Гиппагрет Иамид свирепо поглядел на них, и юноши поспешно закрыли рты. Доктор, побренчав склянками у себя на столе, потянул на себя ручку двери спальни Павсания.
– Царевич еще не ушел, – нахмурил брови бдительный Иамид.
– Ну и что же? – смело отвечал лекарь. – Государю уже пора принимать лекарство.
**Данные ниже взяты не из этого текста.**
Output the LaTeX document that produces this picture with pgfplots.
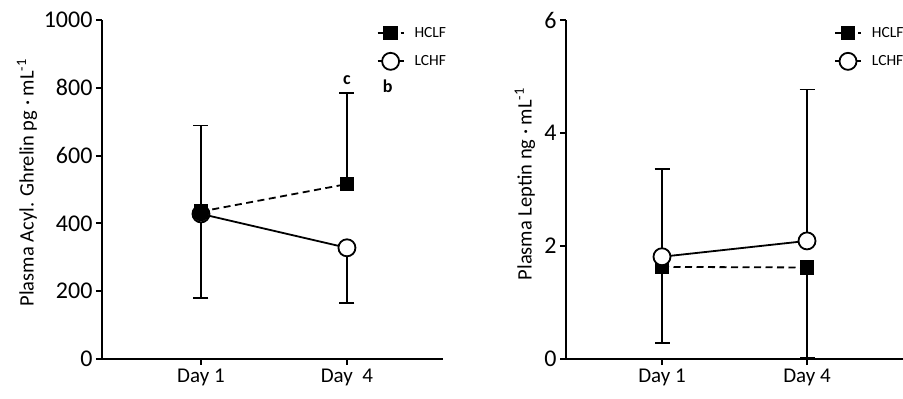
\documentclass[border=0pt]{standalone}
\usepackage{fontspec}
\setmainfont{Carlito}
\usepackage{pgfplots}
\pgfplotsset{compat=1.18}
\newcommand{\legtxt}[1]{\fontsize{15.5}{18}\selectfont #1}
\begin{document}
\begin{tikzpicture}
\useasboundingbox (0pt,0pt) rectangle (903pt,399pt);
\pgfplotsset{
 myax/.style={
  scale only axis, height=339pt, anchor=south west,
  axis x line*=bottom, axis y line*=left,
  axis line style={line width=2pt, -},
  tick style={line width=2pt, black},
  tick align=outside, major tick length=6pt,
  xtick={1,2},
  xticklabel style={font=\fontsize{21}{24}\selectfont},
  yticklabel style={font=\fontsize{24}{28}\selectfont},
  /pgf/number format/assume math mode=true,
  /pgf/number format/1000 sep={},
  ylabel style={font=\fontsize{20.5}{24}\selectfont, anchor=center},
  legend style={draw=none, fill=none, anchor=north west, row sep=12pt, inner sep=0pt, cells={anchor=west},
    /tikz/every odd column/.append style={column sep=8pt}},
  legend image code/.code={\draw[mark repeat=2,mark phase=2,#1] plot coordinates {(0pt,0pt)(13pt,0pt)(26pt,0pt)};},
  clip=false,
 },
 hclf/.style={black, line width=1.8pt, dash pattern=on 7pt off 4.5pt, mark=square*, mark size=6.5pt, mark options={solid, fill=black}},
 lchf/.style={black, line width=1.8pt, solid, mark=*, mark size=8.5pt, mark options={solid, fill=white}},
 ebplus/.style={error bars/.cd, y dir=plus, y explicit, error mark options={rotate=90, mark size=7.5pt, line width=1.8pt, solid, black}, error bar style={line width=1.8pt, solid}},
 ebminus/.style={error bars/.cd, y dir=minus, y explicit, error mark options={rotate=90, mark size=7.5pt, line width=1.8pt, solid, black}, error bar style={line width=1.8pt, solid}},
}
\begin{axis}[myax, at={(102pt,40pt)}, width=341pt, reverse legend,
  xmin=0.322, xmax=2.658, ymin=0, ymax=1000, ytick={0,200,400,600,800,1000},
  xticklabels={Day 1, Day\ \ 4},
  ylabel={Plasma Acyl. Ghrelin pg · mL\textsuperscript{-1}},
  ylabel style={at={(axis description cs:-0.22,0.52)}},
  legend style={at={(axis description cs:0.805,0.985)}}]
\addplot[lchf, ebminus] coordinates {(1,428) -= (0,249) (2,328) -= (0,163)};
\addlegendentry{\legtxt{LCHF}}
\addplot[hclf, ebplus] coordinates {(1,435) += (0,254) (2,516) += (0,269)};
\addlegendentry{\legtxt{HCLF}}
\addplot[forget plot, only marks, mark=*, mark size=8pt, black] coordinates {(1,430)};
\node[font=\bfseries\fontsize{18}{20}\selectfont] at (axis cs:2,823) {c};
\node[font=\bfseries\fontsize{18}{20}\selectfont] at (axis cs:2.28,805) {b};
\end{axis}
\begin{axis}[myax, at={(566pt,40pt)}, width=337pt,
  xmin=0.338, xmax=2.662, ymin=0, ymax=6, ytick={0,2,4,6},
  xticklabels={Day 1, Day 4},
  ylabel={Plasma Leptin ng · mL\textsuperscript{-1}},
  ylabel style={at={(axis description cs:-0.122,0.516)}},
  legend style={at={(axis description cs:0.795,0.985)}}]
\addplot[hclf, ebminus] coordinates {(1,1.63) -= (0,1.34) (2,1.62) -= (0,1.60)};
\addlegendentry{\legtxt{HCLF}}
\addplot[lchf, ebplus] coordinates {(1,1.81) += (0,1.55) (2,2.09) += (0,2.68)};
\addlegendentry{\legtxt{LCHF}}
\end{axis}
\end{tikzpicture}
\end{document}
И вошел в спальню. Иамид, дернув плечом, не стал ему препятствовать. Внезапно раздался громкий возглас и звон упавшей на пол посуды, а через мгновенье из спальни выскочил доктор, дико вращая глазами и вопя:
– Там… там!
– Что-о-о? – страшно заорал Иамид и, отшвырнув с дороги лекаря, кинулся в комнату царя. За ним, шипя выхватываемыми из ножен мечами и топоча, как слоны, бросились остальные номарги. Только потом в спальню смогли протиснуться «спутники» царевича Пирра.
Картина, открывшаяся их взорам, была поистине жуткой. Царь Павсаний лежал поперек кровати, скомкав простыни скрюченными пальцами рук. Его глаза, подернувшиеся пленкой, безжизненно глядели в потолок, рот был искривлен в беззвучном крике. Хитон спереди был мокрым от крови, натекшей от торчавшей
Ворвавшись в спальню, номарги и «спутники», шевеля обнаженными клинками, лихорадочно оглядывались вокруг, ища злодеев. Иамид бросился в угол и вышиб ногой дверь уборной. Но, кроме Эврипонтидов, в помещении никого не было.
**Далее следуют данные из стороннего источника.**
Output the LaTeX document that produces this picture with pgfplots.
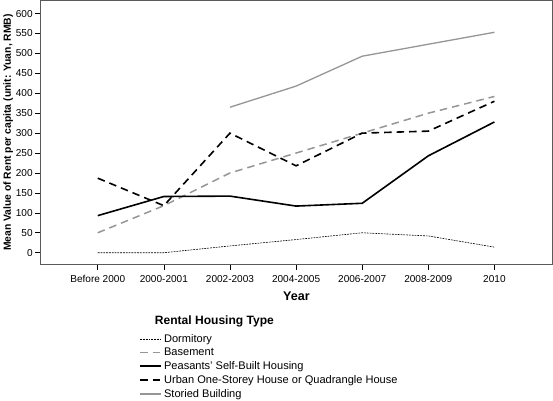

– Врача сюда! – закричал Галиарт, с ужасом глядя на окровавленного царя. – Быть может, еще не поздно…
Гиппагрет, подскочив к царю, приложил руку к его шее.
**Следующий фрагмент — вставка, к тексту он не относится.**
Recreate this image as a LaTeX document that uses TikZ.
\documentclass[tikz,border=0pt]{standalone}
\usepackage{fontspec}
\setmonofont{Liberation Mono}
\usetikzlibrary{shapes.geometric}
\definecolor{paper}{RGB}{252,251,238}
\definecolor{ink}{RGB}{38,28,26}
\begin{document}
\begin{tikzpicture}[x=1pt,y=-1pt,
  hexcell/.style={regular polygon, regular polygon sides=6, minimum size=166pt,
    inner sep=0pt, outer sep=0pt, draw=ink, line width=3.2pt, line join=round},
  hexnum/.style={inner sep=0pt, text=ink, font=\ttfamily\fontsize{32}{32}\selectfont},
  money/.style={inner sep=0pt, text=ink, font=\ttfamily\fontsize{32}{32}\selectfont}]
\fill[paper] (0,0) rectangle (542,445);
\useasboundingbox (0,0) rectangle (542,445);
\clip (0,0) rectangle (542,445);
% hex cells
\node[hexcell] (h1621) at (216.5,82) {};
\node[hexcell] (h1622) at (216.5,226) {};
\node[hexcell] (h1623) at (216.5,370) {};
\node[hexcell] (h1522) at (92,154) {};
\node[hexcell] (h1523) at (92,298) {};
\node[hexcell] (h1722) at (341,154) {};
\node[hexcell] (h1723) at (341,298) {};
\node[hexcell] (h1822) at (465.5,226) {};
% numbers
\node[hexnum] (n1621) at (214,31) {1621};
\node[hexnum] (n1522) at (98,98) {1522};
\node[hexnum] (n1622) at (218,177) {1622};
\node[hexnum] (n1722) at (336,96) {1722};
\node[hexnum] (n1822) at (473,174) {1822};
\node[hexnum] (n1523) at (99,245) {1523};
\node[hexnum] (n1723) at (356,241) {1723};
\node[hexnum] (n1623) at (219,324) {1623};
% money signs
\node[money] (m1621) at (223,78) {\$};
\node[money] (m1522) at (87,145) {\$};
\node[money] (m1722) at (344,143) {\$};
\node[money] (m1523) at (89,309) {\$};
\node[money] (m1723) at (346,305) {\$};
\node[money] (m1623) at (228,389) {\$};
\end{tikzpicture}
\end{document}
– Государь мертв, – сиплым голосом произнес он.
– Боги всеблагие! – выдохнул Ион, уставившись на торчавший из груди царя кинжал. Галиарт покрылся гусиной кожей: это был кинжал царевича! Тот самый, с рукоятью в виде оскалившегося вепря, подаренный Павсанием сыну в день, когда их осудили на изгнание.
Иамид тоже заметил это: кинжал был приметным, царевич очень им дорожил и всегда носил при себе.
– Ты-ы-ы! – зарычал номарг, бросившись к Пирру. Подняв за грудки, великан затряс царевича, как соломенную куклу. – Мерзавец! Сме-ерть!
Отшвырнув молодого Эврипонтида, гиппагрет схватился за меч. Его глаза дико вращались. Переглянувшись, Галиарт и Ион одновременно повисли у него на руках. Тисамен встал перед откинувшимся на стену Пирром, заслонив его от других номаргов, продолжавших втекать в спальню.
– Прочь! – Иамид тряхнул плечами и Галиарт с Ионом отлетели от него, как котята. Но на ногах удержались и встали по обе стороны Тисамена, стиснув зубы и обнажив мечи. Номарги, повинуясь бешеному взгляду Иамида, двинулись на них.
– Что ты творишь, гиппагрет? – заорал Галиарт, почувствовав, как по спине липким ручейком потек страх. – Ты что, спятил? Неужели ты думаешь, что это царевич убил отца?
– А кто еще? – проскрежетал лохаг номаргов. – Здесь больше никого нет!
– Проклятье, убийца мог сбежать через тайный ход! – не сдавался Галиарт. – Их тут может быть десяток.
– Это – его кинжал, – кривой палец номарга ткнул в сторону мертвого тела. – Ты хочешь сказать, что некий убийца отнял у него оружие, заколол царя и убежал, так что ли?
– Не знаю, – растерялся Галиарт. – Но в этом нужно разобраться…
– Командир, скажи ты им… – обернулся Тисамен к царевичу.
Но Пирр только хрипел, мотал головой и царапал пальцами пол, пытаясь подняться.
– Прикидывается, пес! – рявкнул Иамид. – Корчит из себя сумасшедшего. Думает, это сойдет ему с рук… Ну нет! С дороги, сопляки! Убью!
Гиппагрет снова шагнул вперед, потрясая загнутой лакедемонской махайрой. Остальные номарги, шесть или семь человек, хмурясь, последовали за командиром. «Спутники» побледнели, сомкнулись плечо к плечу, выставили клинки.
– Пока мы живы, ты его не коснешься! – прошипел Галиарт, сжав зубы, чтобы не клацать ими от страха. Умирать отчаянно не хотелось.
Иамид продолжал медленно наступать. В его глазах была смерть.
– Стой, гиппагрет! – раздался голос от двери.
В комнату, уже и без того забитую людьми, протиснулся Эпименид.